San Francisco home receives seven offers, sells for $6.8M following bidding war

Adobe Founder’s Marina Home Fetches $6.8M in Bidding War

The Marina home owned by the family of Adobe founder John Warnock has sold for $6.8 million — $820,000 over its nearly $6 million asking price, according to public records. 

Warnock died at 82 in 2023, but his four-bedroom, five-bath, nearly 4,000-square foot home at 2258 Beach Street in San Francisco was still owned in a family trust by his wife, Marva. The buyer was Shea Sullivan, according to public records. She was represented by Laura Kaufman at Corcoran Icon. Kaufman did not immediately reply to a request for comment.

Listing agent Lauren Klapper of City Real Estate would not confirm the buyer or seller identities, but said the sellers put the home on the market because they moved into a larger home in San Francisco. 

Klapper said the asking price on the home, which the Warnocks acquired in 2012, was “totally fair,” and not strategically underpriced to elicit multiple offers, as is common in San Francisco. 

“It was a beautiful property so I wasn’t surprised by the interest in it,” she said. “I wasn’t expecting it to go as far over asking as it did.” 

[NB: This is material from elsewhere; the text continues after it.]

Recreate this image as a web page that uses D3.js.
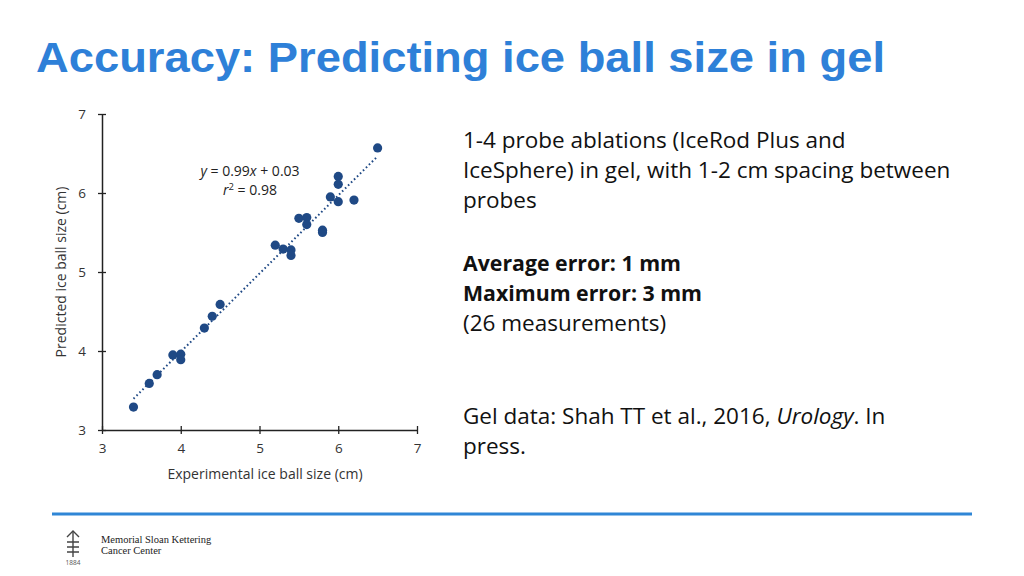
<!DOCTYPE html>
<html>
<head>
<meta charset="utf-8">
<script src="https://cdn.jsdelivr.net/npm/d3@7.9.0/dist/d3.min.js"></script>
<style>
  body { margin: 0; background: #fff; }
  svg { display: block; }
</style>
</head>
<body>
<svg width="1024" height="576"></svg>
<script>
// experimental (x) vs predicted (y) ice ball size, cm
const experimental = [3.4, 3.6, 3.7, 3.9, 4.0, 4.0, 4.3, 4.4, 4.5, 5.2, 5.3, 5.4, 5.4,
  5.5, 5.6, 5.6, 5.8, 5.8, 5.9, 6.0, 6.0, 6.0, 6.2, 6.5];
const predicted = [3.29, 3.59, 3.70, 3.95, 3.96, 3.89, 4.29, 4.44, 4.59, 5.34, 5.29, 5.28, 5.21,
  5.68, 5.69, 5.60, 5.53, 5.50, 5.95, 6.21, 6.11, 5.89, 5.91, 6.57];
const axisTicks = [3, 4, 5, 6, 7];
const fit = { slope: 0.99, intercept: 0.03, from: 3.4, to: 6.5 };

const svg = d3.select('svg');
const font = "'Open Sans', Lato, sans-serif";
const navy = '#1f4985';

// title
svg.append('text')
  .attr('x', 36).attr('y', 72)
  .attr('textLength', 849).attr('lengthAdjust', 'spacingAndGlyphs')
  .attr('font-family', "'Liberation Sans', Arial, sans-serif")
  .attr('font-weight', 'bold').attr('font-size', 43)
  .attr('fill', '#2e80d8')
  .text('Accuracy: Predicting ice ball size in gel');

const x = d3.scaleLinear().domain([3, 7]).range([102, 417]);
const y = d3.scaleLinear().domain([3, 7]).range([430, 114]);

const xAxis = svg.append('g').attr('transform', 'translate(0,430)')
  .call(d3.axisBottom(x).tickValues(axisTicks).tickFormat(d3.format('d'))
    .tickSize(4).tickSizeOuter(0).tickPadding(9));
const yAxis = svg.append('g').attr('transform', 'translate(102,0)')
  .call(d3.axisLeft(y).tickValues(axisTicks).tickFormat(d3.format('d'))
    .tickSize(4).tickSizeOuter(0).tickPadding(12));

[xAxis, yAxis].forEach(g => {
  g.select('.domain').attr('stroke', '#222').attr('stroke-width', 1.5);
  g.selectAll('.tick line').attr('stroke', '#222').attr('stroke-width', 1.3);
  g.selectAll('.tick text').attr('font-family', font).attr('font-size', 13.5).attr('fill', '#333');
});
// ticks cross the axis
xAxis.selectAll('.tick line').attr('y1', -4);
yAxis.selectAll('.tick line').attr('x1', 4);
yAxis.selectAll('.tick text').attr('dy', '0.35em');

svg.append('text')
  .attr('x', 265).attr('y', 479).attr('text-anchor', 'middle')
  .attr('font-family', font).attr('font-size', 14).attr('fill', '#333')
  .text('Experimental ice ball size (cm)');
svg.append('text')
  .attr('transform', 'translate(66,272) rotate(-90)').attr('text-anchor', 'middle')
  .attr('font-family', font).attr('font-size', 14).attr('fill', '#333')
  .text('Predicted ice ball size (cm)');

// trend line
svg.append('line')
  .attr('x1', x(fit.from)).attr('y1', y(fit.slope * fit.from + fit.intercept))
  .attr('x2', x(fit.to)).attr('y2', y(fit.slope * fit.to + fit.intercept))
  .attr('stroke', navy).attr('stroke-width', 2).attr('stroke-dasharray', '1.6,2.6');

svg.append('g').selectAll('circle')
  .data(experimental.map((d, i) => [d, predicted[i]]))
  .join('circle')
  .attr('cx', d => x(d[0])).attr('cy', d => y(d[1])).attr('r', 4.6)
  .attr('fill', navy);

// equation
const eq = svg.append('text').attr('x', 250).attr('y', 176).attr('text-anchor', 'middle')
  .attr('font-family', font).attr('font-size', 14).attr('fill', '#222');
eq.append('tspan').attr('font-style', 'italic').text('y');
eq.append('tspan').text(' = 0.99');
eq.append('tspan').attr('font-style', 'italic').text('x');
eq.append('tspan').text(' + 0.03');
const r2 = svg.append('text').attr('x', 250).attr('y', 195).attr('text-anchor', 'middle')
  .attr('font-family', font).attr('font-size', 14).attr('fill', '#222');
r2.append('tspan').attr('font-style', 'italic').text('r');
r2.append('tspan').attr('font-size', 9.5).attr('dy', -5).text('2');
r2.append('tspan').attr('dy', 5).text(' = 0.98');

// side text
const side = svg.append('g').attr('font-family', font).attr('font-size', 22.5).attr('fill', '#111');
const lines = [
  { t: '1-4 probe ablations (IceRod Plus and', y: 148 },
  { t: 'IceSphere) in gel, with 1-2 cm spacing between', y: 178 },
  { t: 'probes', y: 208 },
  { t: 'Average error: 1 mm', y: 271, b: true },
  { t: 'Maximum error: 3 mm', y: 301, b: true },
  { t: '(26 measurements)', y: 331 }
];
lines.forEach(l => {
  side.append('text').attr('x', 463).attr('y', l.y)
    .attr('font-size', l.b ? 21.3 : null)
    .attr('font-weight', l.b ? 'bold' : 'normal').text(l.t);
});
const ref = side.append('text').attr('x', 463).attr('y', 424);
ref.append('tspan').text('Gel data: Shah TT et al., 2016, ');
ref.append('tspan').attr('font-style', 'italic').text('Urology');
ref.append('tspan').text('. In');
side.append('text').attr('x', 463).attr('y', 454).text('press.');

// footer
svg.append('line').attr('x1', 52).attr('x2', 972).attr('y1', 514).attr('y2', 514)
  .attr('stroke', '#2f86d6').attr('stroke-width', 3);

const logo = svg.append('g').attr('stroke', '#444').attr('stroke-width', 1.4).attr('fill', 'none');
logo.append('path').attr('d', 'M67,537 L73,531 L79,537');
logo.append('path').attr('d', 'M73,532 L73,557');
logo.append('path').attr('d', 'M67,542 L79,542 M67,547 L79,547 M67,552 L79,552');
svg.append('text').attr('x', 73).attr('y', 565).attr('text-anchor', 'middle')
  .attr('font-family', font).attr('font-size', 6.5).attr('fill', '#555').text('1884');

const msk = svg.append('g').attr('font-family', "'Liberation Serif', 'DejaVu Serif', serif")
  .attr('font-size', 10.5).attr('fill', '#222');
msk.append('text').attr('x', 101).attr('y', 543).text('Memorial Sloan Kettering');
msk.append('text').attr('x', 101).attr('y', 554).text('Cancer Center');
</script>
</body>
</html>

Making sure that it was among the first to hit the market in the $5 million to $10 million range this year was a strategic gamble that paid off with the “amazing” response, Klapper said.

“We toyed with coming to market the Monday after the Super Bowl,” she said, as the big game typically marks the start date for the city’s spring market. “But there’s nothing like this in the market and I know that all my buyers are itching to get into places. I’m like, why not? Let’s just bring it on and see what happens.”

The home came to market on Jan. 7, elicited 25 requests for disclosures and seven offers, six of which were all cash. After an offer date when Klapper asked buyers to come in with their highest and best offers, an all-cash offer at $6.8 million was accepted on Jan. 17. It closed 13 days later.

Competition on the home was boosted by two buyers from Los Angeles who were either displaced by the fires in Pacific Palisades themselves or had family members who were, she added. More displaced Angelenos also toured the property but didn’t end up making an offer.

Klapper attributed the quick, competitive sale to its location — a block from the Palace of Fine Arts and the Presidio and walking distance to shops and restaurants on Chestnut Street — as well as its size, natural light, large yard, “completely turnkey” interiors, and luxurious bonuses like a wine cellar and infrared sauna. 

She added that the election of San Francisco Mayor Daniel Lurie has buoyed buyer morale across the higher end. 

“People are ready to invest again,” she said. “It feels like there was a complete shift once he came to office.” 

The AI boom and the well-performing stock market have helped as well, she said. But it is too early in the spring season to tell if the Beach Street sale marks a return of the city’s infamous over-asking trend, she said, or if it will end up being just a unique example of the rare home that “checked every box” and came on at just the right time. 

“If this is a benchmark of what’s to come in 2025, I feel very hopeful,” she said, before clarifying, “as a selling agent, not as a buying agent.”